##### MATERIAL PROVIDED

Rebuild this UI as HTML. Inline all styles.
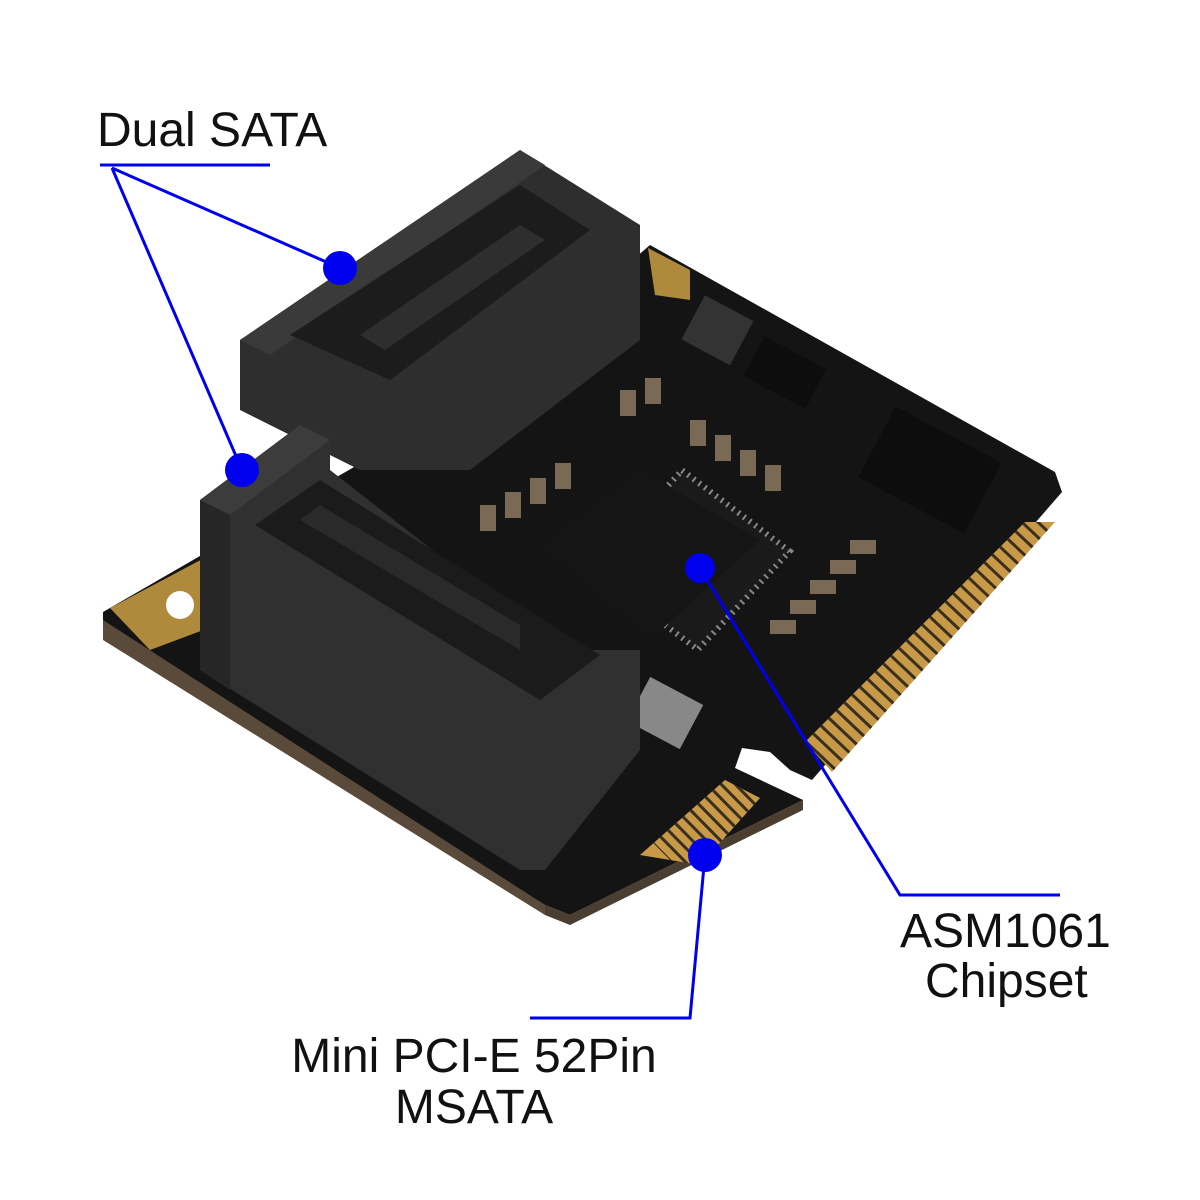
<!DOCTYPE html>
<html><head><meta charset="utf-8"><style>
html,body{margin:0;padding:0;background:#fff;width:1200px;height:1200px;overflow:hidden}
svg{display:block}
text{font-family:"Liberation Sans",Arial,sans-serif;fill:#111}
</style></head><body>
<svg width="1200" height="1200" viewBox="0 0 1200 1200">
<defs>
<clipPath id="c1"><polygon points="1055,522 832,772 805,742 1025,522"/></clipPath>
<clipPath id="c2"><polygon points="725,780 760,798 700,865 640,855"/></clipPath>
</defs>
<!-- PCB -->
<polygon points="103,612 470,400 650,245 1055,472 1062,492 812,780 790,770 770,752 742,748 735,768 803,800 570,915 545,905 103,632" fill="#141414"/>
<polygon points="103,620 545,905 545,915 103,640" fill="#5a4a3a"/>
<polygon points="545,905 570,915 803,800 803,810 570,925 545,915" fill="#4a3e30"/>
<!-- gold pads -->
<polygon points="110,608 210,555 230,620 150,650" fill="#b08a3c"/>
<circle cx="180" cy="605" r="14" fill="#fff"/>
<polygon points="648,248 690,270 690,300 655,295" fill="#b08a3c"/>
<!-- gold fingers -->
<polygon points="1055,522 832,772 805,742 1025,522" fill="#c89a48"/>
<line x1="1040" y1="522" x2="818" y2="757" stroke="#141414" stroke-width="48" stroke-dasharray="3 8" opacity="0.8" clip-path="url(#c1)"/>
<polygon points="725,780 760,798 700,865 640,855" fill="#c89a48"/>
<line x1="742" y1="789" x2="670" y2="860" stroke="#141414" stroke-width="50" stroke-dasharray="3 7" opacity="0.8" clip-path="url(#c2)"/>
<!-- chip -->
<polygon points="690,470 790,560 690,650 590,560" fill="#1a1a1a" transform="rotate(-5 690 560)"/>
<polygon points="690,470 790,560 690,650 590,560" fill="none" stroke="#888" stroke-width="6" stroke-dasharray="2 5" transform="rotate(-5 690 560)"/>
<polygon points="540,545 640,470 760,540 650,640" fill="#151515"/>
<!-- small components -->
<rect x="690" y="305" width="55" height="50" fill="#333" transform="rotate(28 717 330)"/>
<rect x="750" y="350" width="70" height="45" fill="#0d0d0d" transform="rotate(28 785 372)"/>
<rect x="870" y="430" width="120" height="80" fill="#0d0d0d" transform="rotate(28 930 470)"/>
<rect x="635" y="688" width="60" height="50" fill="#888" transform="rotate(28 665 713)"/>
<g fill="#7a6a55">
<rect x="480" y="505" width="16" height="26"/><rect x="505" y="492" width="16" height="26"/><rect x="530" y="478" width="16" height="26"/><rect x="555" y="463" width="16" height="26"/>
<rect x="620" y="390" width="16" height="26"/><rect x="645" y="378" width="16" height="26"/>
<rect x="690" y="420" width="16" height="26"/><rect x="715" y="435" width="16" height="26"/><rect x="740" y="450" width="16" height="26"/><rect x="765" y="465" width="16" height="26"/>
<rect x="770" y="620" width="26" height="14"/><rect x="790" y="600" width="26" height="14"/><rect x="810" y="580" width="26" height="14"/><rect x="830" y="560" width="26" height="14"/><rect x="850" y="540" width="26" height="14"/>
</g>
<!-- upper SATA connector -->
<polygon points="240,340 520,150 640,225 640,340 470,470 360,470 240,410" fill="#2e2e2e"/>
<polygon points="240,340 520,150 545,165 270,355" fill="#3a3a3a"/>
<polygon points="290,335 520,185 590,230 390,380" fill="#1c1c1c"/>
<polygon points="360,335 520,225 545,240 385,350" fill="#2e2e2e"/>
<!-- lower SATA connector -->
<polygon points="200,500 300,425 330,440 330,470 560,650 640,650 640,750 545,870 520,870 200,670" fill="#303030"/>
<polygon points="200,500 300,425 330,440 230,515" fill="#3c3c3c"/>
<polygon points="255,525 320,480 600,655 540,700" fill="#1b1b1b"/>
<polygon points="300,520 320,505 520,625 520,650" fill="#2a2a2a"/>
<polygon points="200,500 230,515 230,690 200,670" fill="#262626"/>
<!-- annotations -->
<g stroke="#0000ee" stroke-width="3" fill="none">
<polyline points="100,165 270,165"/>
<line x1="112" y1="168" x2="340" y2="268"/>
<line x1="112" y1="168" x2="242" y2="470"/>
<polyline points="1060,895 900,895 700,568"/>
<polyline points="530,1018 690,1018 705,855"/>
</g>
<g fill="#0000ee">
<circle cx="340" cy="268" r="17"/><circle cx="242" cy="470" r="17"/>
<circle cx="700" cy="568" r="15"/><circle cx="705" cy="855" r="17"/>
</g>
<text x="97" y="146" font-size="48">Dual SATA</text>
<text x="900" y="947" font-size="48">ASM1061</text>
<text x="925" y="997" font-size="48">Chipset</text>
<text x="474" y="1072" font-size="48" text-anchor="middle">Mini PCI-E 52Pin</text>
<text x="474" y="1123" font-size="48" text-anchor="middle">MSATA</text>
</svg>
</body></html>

##########

- [SET PROBLEM]: Output the lines above in full and exactly as given, omitting any pictures.

- [ANSWER]:
Rebuild this UI as HTML. Inline all styles.
<!DOCTYPE html>
<html><head><meta charset="utf-8"><style>
html,body{margin:0;padding:0;background:#fff;width:1200px;height:1200px;overflow:hidden}
svg{display:block}
text{font-family:"Liberation Sans",Arial,sans-serif;fill:#111}
</style></head><body>
<svg width="1200" height="1200" viewBox="0 0 1200 1200">
<defs>
<clipPath id="c1"><polygon points="1055,522 832,772 805,742 1025,522"/></clipPath>
<clipPath id="c2"><polygon points="725,780 760,798 700,865 640,855"/></clipPath>
</defs>
<!-- PCB -->
<polygon points="103,612 470,400 650,245 1055,472 1062,492 812,780 790,770 770,752 742,748 735,768 803,800 570,915 545,905 103,632" fill="#141414"/>
<polygon points="103,620 545,905 545,915 103,640" fill="#5a4a3a"/>
<polygon points="545,905 570,915 803,800 803,810 570,925 545,915" fill="#4a3e30"/>
<!-- gold pads -->
<polygon points="110,608 210,555 230,620 150,650" fill="#b08a3c"/>
<circle cx="180" cy="605" r="14" fill="#fff"/>
<polygon points="648,248 690,270 690,300 655,295" fill="#b08a3c"/>
<!-- gold fingers -->
<polygon points="1055,522 832,772 805,742 1025,522" fill="#c89a48"/>
<line x1="1040" y1="522" x2="818" y2="757" stroke="#141414" stroke-width="48" stroke-dasharray="3 8" opacity="0.8" clip-path="url(#c1)"/>
<polygon points="725,780 760,798 700,865 640,855" fill="#c89a48"/>
<line x1="742" y1="789" x2="670" y2="860" stroke="#141414" stroke-width="50" stroke-dasharray="3 7" opacity="0.8" clip-path="url(#c2)"/>
<!-- chip -->
<polygon points="690,470 790,560 690,650 590,560" fill="#1a1a1a" transform="rotate(-5 690 560)"/>
<polygon points="690,470 790,560 690,650 590,560" fill="none" stroke="#888" stroke-width="6" stroke-dasharray="2 5" transform="rotate(-5 690 560)"/>
<polygon points="540,545 640,470 760,540 650,640" fill="#151515"/>
<!-- small components -->
<rect x="690" y="305" width="55" height="50" fill="#333" transform="rotate(28 717 330)"/>
<rect x="750" y="350" width="70" height="45" fill="#0d0d0d" transform="rotate(28 785 372)"/>
<rect x="870" y="430" width="120" height="80" fill="#0d0d0d" transform="rotate(28 930 470)"/>
<rect x="635" y="688" width="60" height="50" fill="#888" transform="rotate(28 665 713)"/>
<g fill="#7a6a55">
<rect x="480" y="505" width="16" height="26"/><rect x="505" y="492" width="16" height="26"/><rect x="530" y="478" width="16" height="26"/><rect x="555" y="463" width="16" height="26"/>
<rect x="620" y="390" width="16" height="26"/><rect x="645" y="378" width="16" height="26"/>
<rect x="690" y="420" width="16" height="26"/><rect x="715" y="435" width="16" height="26"/><rect x="740" y="450" width="16" height="26"/><rect x="765" y="465" width="16" height="26"/>
<rect x="770" y="620" width="26" height="14"/><rect x="790" y="600" width="26" height="14"/><rect x="810" y="580" width="26" height="14"/><rect x="830" y="560" width="26" height="14"/><rect x="850" y="540" width="26" height="14"/>
</g>
<!-- upper SATA connector -->
<polygon points="240,340 520,150 640,225 640,340 470,470 360,470 240,410" fill="#2e2e2e"/>
<polygon points="240,340 520,150 545,165 270,355" fill="#3a3a3a"/>
<polygon points="290,335 520,185 590,230 390,380" fill="#1c1c1c"/>
<polygon points="360,335 520,225 545,240 385,350" fill="#2e2e2e"/>
<!-- lower SATA connector -->
<polygon points="200,500 300,425 330,440 330,470 560,650 640,650 640,750 545,870 520,870 200,670" fill="#303030"/>
<polygon points="200,500 300,425 330,440 230,515" fill="#3c3c3c"/>
<polygon points="255,525 320,480 600,655 540,700" fill="#1b1b1b"/>
<polygon points="300,520 320,505 520,625 520,650" fill="#2a2a2a"/>
<polygon points="200,500 230,515 230,690 200,670" fill="#262626"/>
<!-- annotations -->
<g stroke="#0000ee" stroke-width="3" fill="none">
<polyline points="100,165 270,165"/>
<line x1="112" y1="168" x2="340" y2="268"/>
<line x1="112" y1="168" x2="242" y2="470"/>
<polyline points="1060,895 900,895 700,568"/>
<polyline points="530,1018 690,1018 705,855"/>
</g>
<g fill="#0000ee">
<circle cx="340" cy="268" r="17"/><circle cx="242" cy="470" r="17"/>
<circle cx="700" cy="568" r="15"/><circle cx="705" cy="855" r="17"/>
</g>
<text x="97" y="146" font-size="48">Dual SATA</text>
<text x="900" y="947" font-size="48">ASM1061</text>
<text x="925" y="997" font-size="48">Chipset</text>
<text x="474" y="1072" font-size="48" text-anchor="middle">Mini PCI-E 52Pin</text>
<text x="474" y="1123" font-size="48" text-anchor="middle">MSATA</text>
</svg>
</body></html>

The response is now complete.